Otávio Augusto, ator e ex-presidente do Sindicato dos Artistas e Técnicos em Espetáculos de Diversões do Estado do Rio de Janeiro (Sated), lembra que a regulamentação do registro profissional, o DRT, saiu graças a um tour de force que teve Orlando como estrategista. “A ideia inicial era formar algo como a ‘Ordem dos Artistas’, tipo OAB, que não fazia o menor sentido. Eu, no sindicato do Rio, e a Lélia Abramo, no de São Paulo, ajudamos a unificar o discurso. Orlando foi uma pessoa da maior importância para o pessoal de teatro, estava sempre ao lado da classe; nos colocava dentro do Teatro Princesa Isabel para escutar os pleitos e depois negociar. Pessoa sempre muito disponível, alegre, brigão no bom sentido e ajudou muita gente. Nunca fez por vaidade mas sim por atuação política”, argumenta Otávio. 

A atriz e jornalista gaúcha Ruth Mezeck, hoje com 80 anos, confirma. Atriz da Cia. do Teatro Princesa Isabel, entre uma montagem e outra ajudava na assessoria de imprensa do grupo. Quando Orlando foi para o SNT, levou-a junto. O dilema era deixar de interpretar e se tornar funcionária do setor de Comunicação. “Em 1973, um ano antes dele entrar no SNT, quando estava na direção da Associação Carioca de Empresários Teatrais, veio a Campanha das Kombis. Orlando sempre foi um empreendedor acima de tudo. São 85 anos de vida muito bem vividos e o Brasil tem muito a agradecer a ele”, afirma Ruth, acrescentando: “Foi o Zé Celso, quem teve de pedir asilo a Portugal, que me convenceu a acompanhar o Orlando no SNT. Depois, cheguei a fazer parte da equipe do primeiro-ministro da Cultura, o professor mineiro Aluísio Pimenta, que era chamado ‘ministro da broa de milho’”, lembra com bom humor. “A gente tem muito o que comemorar em torno do Orlando!”, exulta. 

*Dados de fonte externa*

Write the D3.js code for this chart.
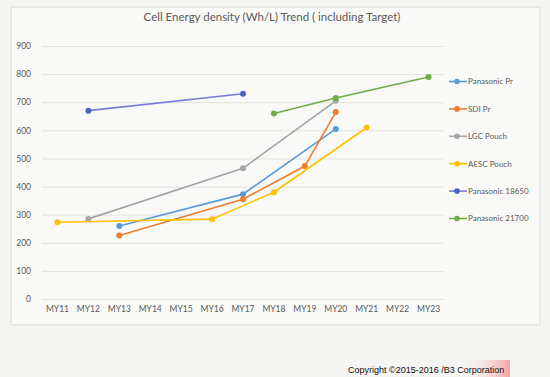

A historiadora Isabel Miranda continua firme na briga para captar recursos. “Meu pai foi dirigente máximo do órgão cultural mais atuante do período da redemocratização e teve apoio maciço da categoria, em todo o país, ao mesmo tempo que era respeitado dentro do governo. Essa é uma história que precisa ser contada”, sentencia.